Frequently Asked Questions

How Volume Can Increase While Strength Decreases

This happens when you accumulate too much fatigue. By adding too many 'junk volume' sets, you create systemic fatigue that prevents your nervous system from firing optimally. So when you get to your heavy, important sets, you're already tired. Your performance drops, even though your app's total volume for the session is higher than ever.

The Best Metric to Track Instead of Total Volume

Track two things: 1) The weight and reps for your top 1-2 compound lifts for the day (e.g., your squat or bench press). This is your primary strength indicator. 2) The total number of 'hard sets' (performed at 1-3 RIR) for each muscle group per week. This is your new, effective volume metric.
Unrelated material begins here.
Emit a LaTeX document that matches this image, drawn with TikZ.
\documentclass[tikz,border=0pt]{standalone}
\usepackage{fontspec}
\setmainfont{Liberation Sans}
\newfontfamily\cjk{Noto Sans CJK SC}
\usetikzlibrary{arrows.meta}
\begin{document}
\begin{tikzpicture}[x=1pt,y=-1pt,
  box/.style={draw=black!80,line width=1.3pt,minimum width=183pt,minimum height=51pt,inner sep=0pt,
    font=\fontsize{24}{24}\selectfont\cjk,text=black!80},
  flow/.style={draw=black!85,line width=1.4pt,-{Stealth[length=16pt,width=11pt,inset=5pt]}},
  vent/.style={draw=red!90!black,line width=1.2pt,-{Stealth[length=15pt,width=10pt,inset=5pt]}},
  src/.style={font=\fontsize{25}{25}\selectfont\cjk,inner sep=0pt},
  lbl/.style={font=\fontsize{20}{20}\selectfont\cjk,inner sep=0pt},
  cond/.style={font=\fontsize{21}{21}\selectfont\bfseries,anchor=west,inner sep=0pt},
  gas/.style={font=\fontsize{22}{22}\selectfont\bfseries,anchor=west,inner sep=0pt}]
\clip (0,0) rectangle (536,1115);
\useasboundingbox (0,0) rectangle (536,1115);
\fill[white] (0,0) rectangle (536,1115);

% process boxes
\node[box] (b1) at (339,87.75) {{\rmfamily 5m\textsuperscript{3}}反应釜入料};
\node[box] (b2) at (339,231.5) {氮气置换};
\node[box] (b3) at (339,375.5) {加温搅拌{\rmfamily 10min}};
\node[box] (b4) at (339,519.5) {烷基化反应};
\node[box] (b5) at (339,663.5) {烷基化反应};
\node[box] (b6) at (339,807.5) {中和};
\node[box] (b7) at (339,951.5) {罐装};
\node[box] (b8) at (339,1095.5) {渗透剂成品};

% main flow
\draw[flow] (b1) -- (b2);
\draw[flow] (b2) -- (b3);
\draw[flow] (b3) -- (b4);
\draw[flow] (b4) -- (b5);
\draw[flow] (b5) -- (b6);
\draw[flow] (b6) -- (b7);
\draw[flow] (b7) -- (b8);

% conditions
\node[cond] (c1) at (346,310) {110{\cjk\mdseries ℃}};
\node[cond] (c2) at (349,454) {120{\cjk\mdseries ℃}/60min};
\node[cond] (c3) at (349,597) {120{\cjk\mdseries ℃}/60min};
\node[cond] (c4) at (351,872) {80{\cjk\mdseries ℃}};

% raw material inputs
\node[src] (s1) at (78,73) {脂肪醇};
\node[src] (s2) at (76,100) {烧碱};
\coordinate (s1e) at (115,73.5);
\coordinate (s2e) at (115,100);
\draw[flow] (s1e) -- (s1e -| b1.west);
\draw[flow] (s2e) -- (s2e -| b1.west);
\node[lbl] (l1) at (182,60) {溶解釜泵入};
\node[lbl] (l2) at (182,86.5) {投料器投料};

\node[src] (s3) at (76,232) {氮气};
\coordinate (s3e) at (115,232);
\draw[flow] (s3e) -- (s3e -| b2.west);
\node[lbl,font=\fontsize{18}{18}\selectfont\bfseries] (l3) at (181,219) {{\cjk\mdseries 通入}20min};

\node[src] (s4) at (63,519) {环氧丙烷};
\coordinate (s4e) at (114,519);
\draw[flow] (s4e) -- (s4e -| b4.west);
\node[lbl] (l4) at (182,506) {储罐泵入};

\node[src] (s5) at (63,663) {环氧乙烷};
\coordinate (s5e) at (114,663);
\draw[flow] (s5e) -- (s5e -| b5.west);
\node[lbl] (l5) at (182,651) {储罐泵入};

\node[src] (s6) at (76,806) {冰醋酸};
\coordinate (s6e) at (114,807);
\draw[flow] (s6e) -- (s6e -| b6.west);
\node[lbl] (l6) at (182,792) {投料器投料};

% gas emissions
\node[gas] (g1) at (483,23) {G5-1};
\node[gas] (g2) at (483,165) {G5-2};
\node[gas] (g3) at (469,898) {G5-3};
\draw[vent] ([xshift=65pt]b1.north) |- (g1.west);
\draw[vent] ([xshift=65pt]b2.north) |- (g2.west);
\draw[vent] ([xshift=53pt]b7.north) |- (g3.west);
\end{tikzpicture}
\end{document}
How Many Sets Per Muscle Group Is Optimal

The evidence-based range is 10-20 hard sets per muscle group per week. If you are a beginner, start with 10-12 sets. Only increase the volume if your strength progress has stalled for several weeks. Adding volume you don't need will only slow your recovery and hinder growth.
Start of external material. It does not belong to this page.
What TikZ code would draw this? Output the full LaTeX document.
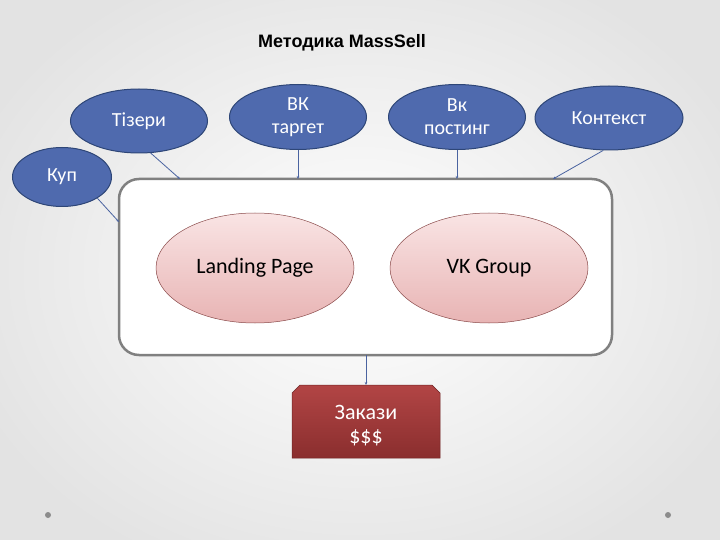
\documentclass[tikz,border=0pt]{standalone}
\usepackage{fontspec}
\setmainfont{Carlito}
\newfontfamily\titlefont{Liberation Sans}
\usetikzlibrary{shapes.geometric,shapes.misc,arrows.meta}
\definecolor{bluefill}{HTML}{4F6AAE}
\definecolor{blueedge}{HTML}{2E4677}
\definecolor{linkc}{HTML}{4A63A0}
\definecolor{frame}{HTML}{808080}
\definecolor{pinktop}{HTML}{F9E4E4}
\definecolor{pinkbot}{HTML}{E8B4B4}
\definecolor{pinkedge}{HTML}{8A4A4A}
\definecolor{redtop}{HTML}{B24545}
\definecolor{redbot}{HTML}{8A2E2E}
\tikzset{
  srcnode/.style={ellipse, fill=bluefill, draw=blueedge, line width=1pt, text=white,
    font=\fontsize{20}{23}\selectfont, align=center, inner sep=0pt},
  pinknode/.style={ellipse, draw=pinkedge, line width=0.5pt, top color=pinktop, bottom color=pinkbot,
    font=\fontsize{22}{22}\selectfont, inner sep=0pt, minimum width=198pt, minimum height=110pt},
  link/.style={draw=linkc, line width=0.8pt, -{Stealth[length=3pt,width=2.5pt]}},
}
\begin{document}
\begin{tikzpicture}[x=1pt,y=-1pt]
\useasboundingbox (0,0) rectangle (720,540);
\shade[inner color=white, outer color=black!11] (-60,-60) rectangle (780,600);
\node[font=\titlefont\bfseries\fontsize{18}{18}\selectfont] (title) at (342,43) {Методика MassSell};
% container
\draw[frame, line width=2.5pt, fill=white, rounded corners=20pt] (119,179) rectangle (612,355);
\coordinate (boxtl) at (180,179);
\coordinate (boxt1) at (298,179);
\coordinate (boxt2) at (457,179);
\coordinate (boxtr) at (553,179);
\coordinate (boxl) at (119,222);
\coordinate (boxb) at (366,355);
% source ellipses
\node[srcnode, minimum width=137pt, minimum height=64pt] (tizery) at (139,121) {Тізери};
\node[srcnode, minimum width=137pt, minimum height=65pt] (vkt) at (298,117) {ВК\\таргет};
\node[srcnode, minimum width=137pt, minimum height=65pt] (vkp) at (457,117) {Вк\\постинг};
\node[srcnode, minimum width=148pt, minimum height=64pt] (kontekst) at (609,118) {Контекст};
\node[srcnode, minimum width=99pt, minimum height=59pt] (kup) at (62,177) {Куп};
% inner ellipses
\node[pinknode] (landing) at (255,268) {Landing Page};
\node[pinknode] (vkg) at (489,268) {VK Group};
% order box
\shade[top color=redtop, bottom color=redbot, draw=redbot!80!black, line width=0.5pt]
  (292,458) -- (292,393) -- (300,385) -- (432,385) -- (440,393) -- (440,458) -- cycle;
\coordinate (ordtop) at (366,385);
\node[text=white, align=center, font=\fontsize{22}{24}\selectfont] (orders) at (366,426) {Закази\\\$\$\$};
% connectors
\draw[link] (tizery.-70) -- (boxtl);
\draw[link] (vkt.south) -- (boxt1);
\draw[link] (vkp.south) -- (boxt2);
\draw[link] (kontekst.-100) -- (boxtr);
\draw[link] (kup.south east) -- (boxl);
\draw[link] (boxb) -- (ordtop);
% decorative dots
\fill[black!45] (48,515) circle (3pt);
\fill[black!45] (668,515) circle (3pt);
\end{tikzpicture}
\end{document}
Is It Better to Add Reps, Sets, or Weight?

Follow this hierarchy for progression. First, add reps within a target range (e.g., work from 6 reps up to 8 reps). Once you can complete all your sets at the top of the rep range, add weight-the smallest increment possible. Only when you've stalled on both reps and weight for 2-3 weeks should you consider adding an extra set.

What "Reps in Reserve" (RIR) Means

Reps in Reserve (RIR) is a way to measure how close you are to failure. An RIR of 2 means you could have performed 2 more reps before you would have failed the lift. For building muscle, your main 'hard sets' should be in the 1-3 RIR range. It's hard, but not so hard you can't repeat the performance.